The waiter had just set baskets of chips and bowls of salsa on the table in front of us. Mom, Dad, my two sons, and I dove in, ready to enjoy a final lunch before Mom and Dad headed home from their Labor Day weekend visit. In the booth beside us, a man ranted about some recent frustrations. My family was having such a good time that ignoring him would have been easy—if not for his vocabulary.
Let’s just say that he favored a particular word that begins with “f.” My 9-year-old kept giving me looks out of the corner of his eye, his way of communicating that HE knew that man was using bad language. The rest of us covered our desire to remind the guy “Excuse me, but there are kids present” with normal conversation. I considered asking the waiter to move us somewhere else. Thankfully, the man and his family left.
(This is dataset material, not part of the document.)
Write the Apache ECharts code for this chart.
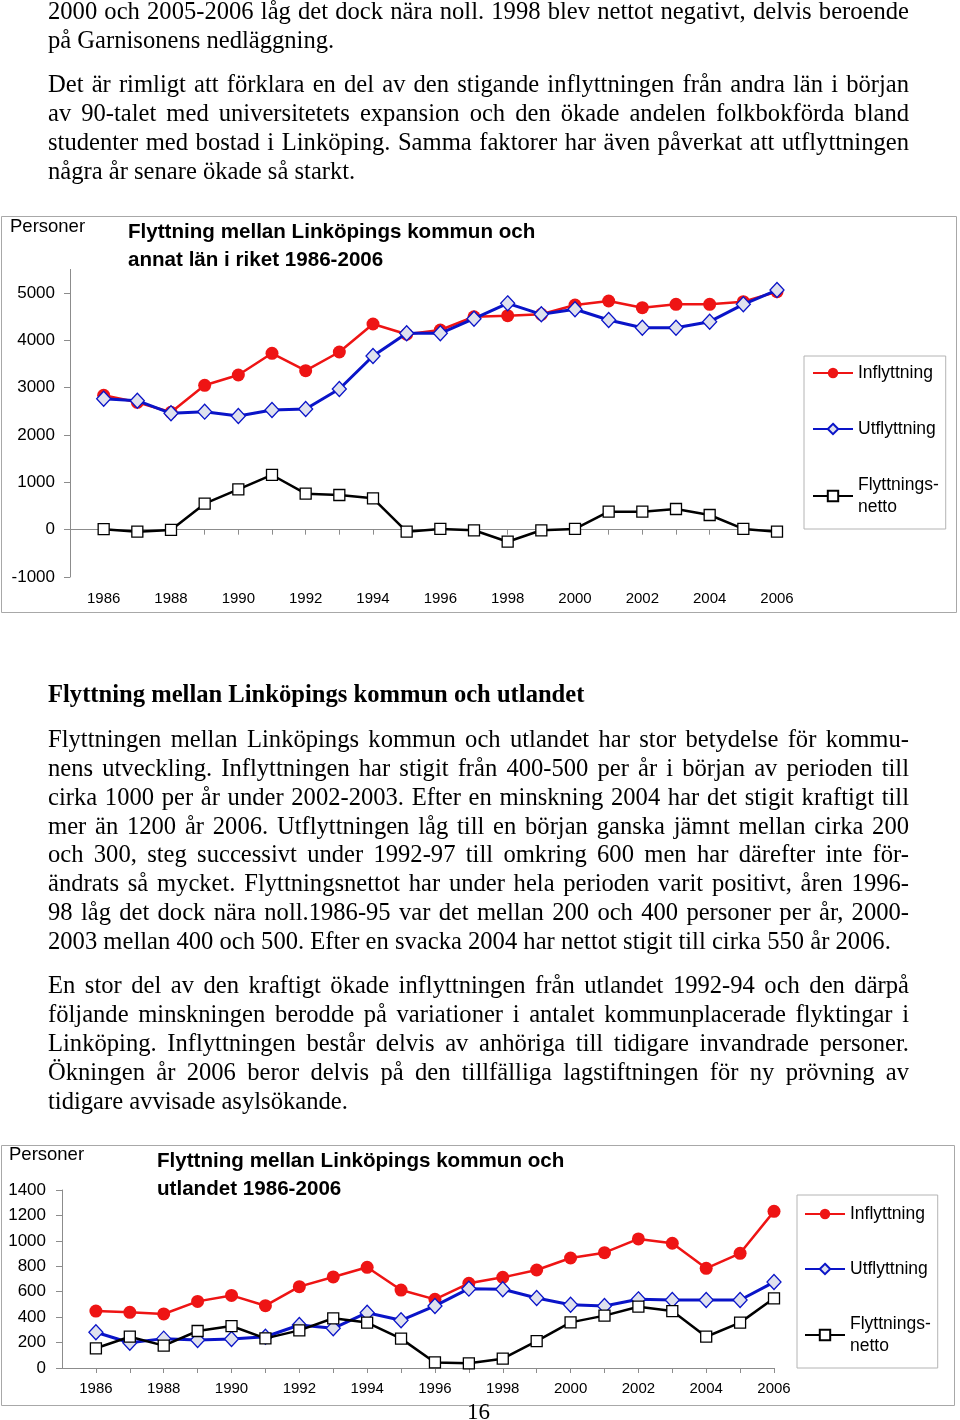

Finally, we could enjoy our lunch.
This incident reminded me why I don’t like swear words and why God’s Word tells us to avoid unwholesome speech. Swear words just sound ugly. Everything that angry man said sounded angrier thanks to those superfluous adjectives and verbs (or whatever parts of speech he considered them). The mood at our table immediately changed when we heard them, from upbeat and fun to uncomfortable and tense.
Later, God prompted me to examine the impact that my language has on others. While I might not use swear words, how often do I bring down the mood at surrounding restaurant tables by complaining, carrying on about all that is wrong in my life, or being critical? Do I consider how I sound to strangers who overhear what I have to say? When I heard that man’s language, I immediately made assumptions that may or may not be true about him. So what assumptions might strangers make about me based on my words?
In a way I’m glad that I overheard that man in the next booth. I’m not glad that my 9-year-old had to hear language that couldn’t be bleeped out; I’m thankful for the reminder to think about what I say, both in public and in private, knowing that others hear.
What have you learned from overhearing someone else’s language? Why do you think it’s so important for us as Christians, to watch what we say in public?